This week’s Illustration Friday challenge word is “crooked”.
“Canada Bill” Jones would shuffle and trip into a room, wearing ill-fitting clothes and a cocked grin. His hair was mussed and he’d ask stupid questions. And it was all part of his master plan.
Born in England in the early part of the 19th century, Bill moved to Canada while in his 20s. He apprenticed with a veteran gambler and cheater named Dick Cady, who taught the young Bill the ins-and-outs of Three Card Monte. Cady showed Bill the finer points of marking cards and manipulating deals until Bill was adept enough to take his game on the road.
Playing the role of the simple bumpkin, Bill charmed his way into the confidence of rich travellers on the Kansas City and Omaha railroads. He’d smile broadly, shuffle the cards awkwardly and proceed to cheat his unsuspecting opponents (read: suckers) out of every last cent they carried. He teamed up with fellow card shark George Devol and together the pair swindled the wealthy — including cheating ministers out of their congregation’s collections — all the way though the pre-Civil War South. Canada Bill lived by the creed: “It’s morally wrong to let a sucker keep money.”
Bill and Devol switched venues and became fixtures on the big riverboats that chugged up and down the Mississippi River. On one occasion, after being caught cheating by a particular ship’s captain, Bill made a sincere and solemn offer to limit his cheating to only the very rich and Methodist ministers. The captain kicked them off the ship.

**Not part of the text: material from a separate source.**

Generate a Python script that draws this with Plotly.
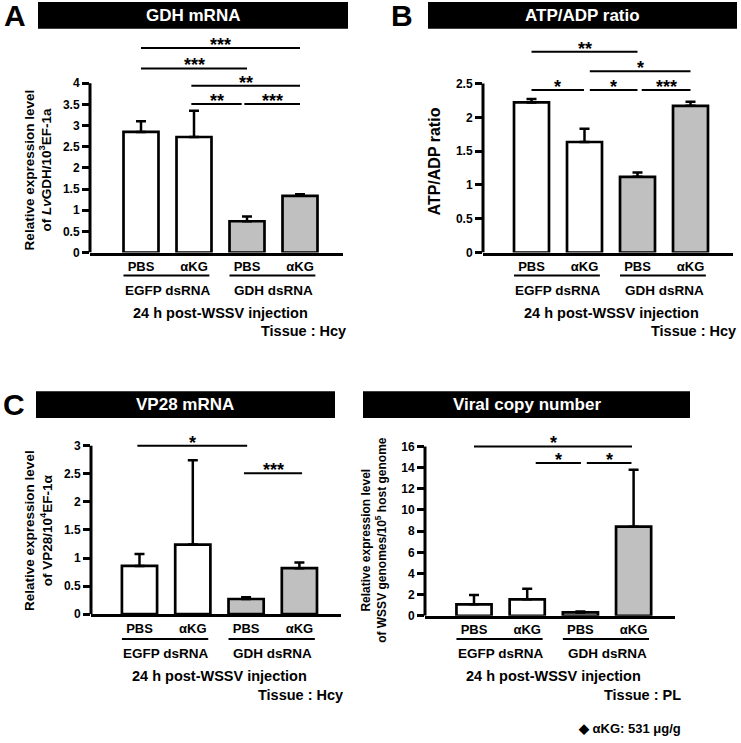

Bill’s weakness, however, was his own propensity to gamble and sometimes he became as big a patsy as his own prey. Once, Devol walked in on Bill playing a game of Faro (a popular card game in the 1800s involving a “dealing box” that was easily rigged). After only moments of observation, Devol told Bill to quit, as the dealer was obviously cheating. Without budging, or even looking up at his cohort, Bill confessed, “I know it’s crooked, but it’s the only game in town.” Bill and George Devol eventually parted company when Bill caught his partner trying to cheat him.
Bill roamed the country, plying his deception in Cleveland and Chicago. Unfortunately, his own love of gambling caused him to lose his money just as fast as he acquired it. Now in his 70s and in poor health, his travels brought him to a charity hospital in Reading, Pennsylvania where he died penniless. His funeral was paid for by out-of-town gamblers that both respected Bill’s ability and were saddened by the loss of an easy mark. As his casket was lowered into the ground, one gambler in the crowd offered to bet $1000 “that Bill was not in that box”. He received no takers when someone replied, “I’ve seen Bill get out of tighter spots than that!”